There are a few final points worth mentioning regarding the use of Metropolis-Hastings algorithm.

Proposal Distribution

The way we choose the proposal distribution is very important for the convergence of the Markov chain, as illustrated in the following figure.

If we set the proposal distribution too centered around $x_i$, then it will take us a long time to explore the state space since we will get “stuck” around high density areas. As shown in figure 7, this is what happens if the variance of the Gaussian proposal distribution is 1, which is too small. On the other hand, when setting it too high, for example at 100, if the chain is in a high density area, we would frequently reject new samples. Alternatively, if the chain is in a low density area, we would immediately be thrown away from there without exploring it enough. The trick is to find the “sweet spot”, that is the optimal parameters to allow you exploring the state space in an efficient manner, as illustrated when choosing the variance to be 10.

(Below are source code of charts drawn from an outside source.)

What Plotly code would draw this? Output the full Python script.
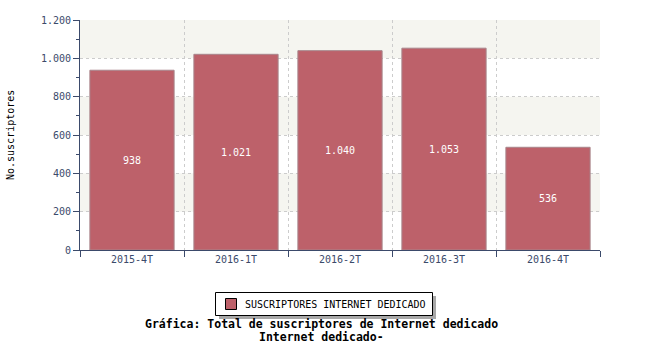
import plotly.graph_objects as go

categories = ["2015-4T", "2016-1T", "2016-2T", "2016-3T", "2016-4T"]
values = [938, 1021, 1040, 1053, 536]
y_ticks = [0, 200, 400, 600, 800, 1000, 1200]
y_ticklabels = ["0", "200", "400", "600", "800", "1.000", "1.200"]
series_name = "SUSCRIPTORES INTERNET DEDICADO"
title_lines = ["Gráfica: Total de suscriptores de Internet dedicado", "Internet dedicado-"]
y_title = "No.suscriptores"

def fmt(v):
    return f"{v:,}".replace(",", ".")

FONT = "DejaVu Sans Mono"
AXIS = "#3b4a6b"
BAR = "#bd616a"

fig = go.Figure()
fig.add_trace(go.Bar(
    x=categories, y=values, name=series_name,
    marker=dict(color=BAR, line=dict(color="#a8868c", width=1)),
    width=0.81,
    text=[fmt(v) for v in values], textposition="inside",
    insidetextanchor="middle", textangle=0,
    textfont=dict(color="white", size=10, family=FONT),
    showlegend=False,
))

def px_x(x):
    return (x - 80) / 520

def px_y(y):
    return (250 - y) / 230

shapes = []
for lo, hi in [(1000, 1200), (600, 800), (200, 400)]:
    shapes.append(dict(type="rect", xref="paper", yref="y", x0=0, x1=1, y0=lo, y1=hi,
                       fillcolor="#f5f5f0", line=dict(width=0), layer="below"))
# legend box: shadow, frame, swatch
shapes.append(dict(type="rect", xref="paper", yref="paper",
                   x0=px_x(219), x1=px_x(436), y0=px_y(319), y1=px_y(296),
                   fillcolor="#a8a8a8", line=dict(width=0), layer="above"))
shapes.append(dict(type="rect", xref="paper", yref="paper",
                   x0=px_x(215.5), x1=px_x(432.5), y0=px_y(315.5), y1=px_y(292.5),
                   fillcolor="white", line=dict(color="#000000", width=1), layer="above"))
shapes.append(dict(type="rect", xref="paper", yref="paper",
                   x0=px_x(225.5), x1=px_x(236.5), y0=px_y(309.5), y1=px_y(298.5),
                   fillcolor=BAR, line=dict(color="#000000", width=1), layer="above"))

fig.update_layout(
    width=650, height=350,
    margin=dict(l=80, r=50, t=20, b=100, autoexpand=False),
    plot_bgcolor="rgba(0,0,0,0)", paper_bgcolor="white",
    font=dict(family=FONT, size=10, color=AXIS),
    shapes=shapes,
    showlegend=False,
    xaxis=dict(type="category", tickson="boundaries", ticks="outside", ticklen=6,
               tickcolor=AXIS, showline=True, linecolor=AXIS, linewidth=1,
               showgrid=True, gridcolor="#cccccc", griddash="dot", gridwidth=1,
               tickfont=dict(family=FONT, size=10, color=AXIS),
               range=[-0.5, 4.5], automargin=False),
    yaxis=dict(range=[0, 1200], tickvals=y_ticks, ticktext=y_ticklabels,
               ticks="outside", ticklen=6, tickcolor=AXIS,
               showline=True, linecolor=AXIS, linewidth=1,
               showgrid=True, gridcolor="#cccccc", griddash="dot", gridwidth=1,
               zeroline=False, automargin=False,
               minor=dict(dtick=100, ticks="outside", ticklen=3, tickcolor=AXIS, showgrid=False),
               tickfont=dict(family=FONT, size=10, color=AXIS)),
)

fig.add_annotation(text=series_name, xref="paper", yref="paper", x=px_x(243), y=px_y(304),
                   xanchor="left", yanchor="middle", showarrow=False,
                   font=dict(family=FONT, size=10, color="#000000"))
fig.add_annotation(text=y_title, xref="paper", yref="paper", x=px_x(10), y=px_y(135),
                   xanchor="center", yanchor="middle", textangle=-90, showarrow=False,
                   font=dict(family=FONT, size=10, color="#000000"))
fig.add_annotation(text="<b>" + title_lines[0] + "</b>", xref="paper", yref="paper",
                   x=px_x(321), y=px_y(324), xanchor="center", yanchor="middle",
                   showarrow=False, font=dict(family=FONT, size=11.5, color="#000000"))
fig.add_annotation(text="<b>" + title_lines[1] + "</b>", xref="paper", yref="paper",
                   x=px_x(321), y=px_y(337), xanchor="center", yanchor="middle",
                   showarrow=False, font=dict(family=FONT, size=11.5, color="#000000"))

fig.write_html("out.html")
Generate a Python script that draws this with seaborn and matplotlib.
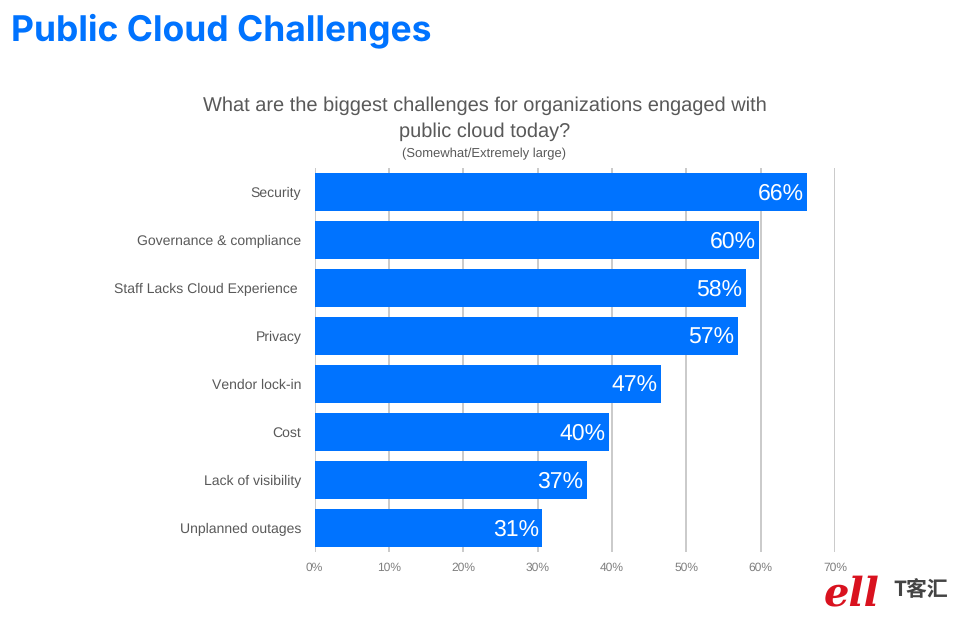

Auto-Correlation and Convergence

Another thing to consider is that the samples generated from the algorithm are auto-correlated, as expected from a Markov chain. Obviously the correlation decreases as the time difference between the samples increases. This should not be of concern when taking the entire sample as a whole, after enough iterations have been conducted and the Markov chain has reached its steady state. Until that point of equilibrium, the chain is in a Burn in phase and we should be careful not to stop the process at that time.

Summary

To summarize, we learned that the Metropolis-Hastings belongs to a class of algorithms called Markov chain Monte Carlo. These algorithms are used to generate a sample of a random variable by producing a special type of Markov chain, in particular, an irreducible and aperiodic. With the help of Markov chains theory, we’ve proven that the Metropolis-Hastings converges to the target distribution by showing that it equals the stationary distribution of the process produced by the algorithm. In addition, we discussed some important points to consider when applying the algorithm.

Lastly, I would like to thank Christophe Andrieu et al. for their insightful introduction paper to MCMC for Machine Learning.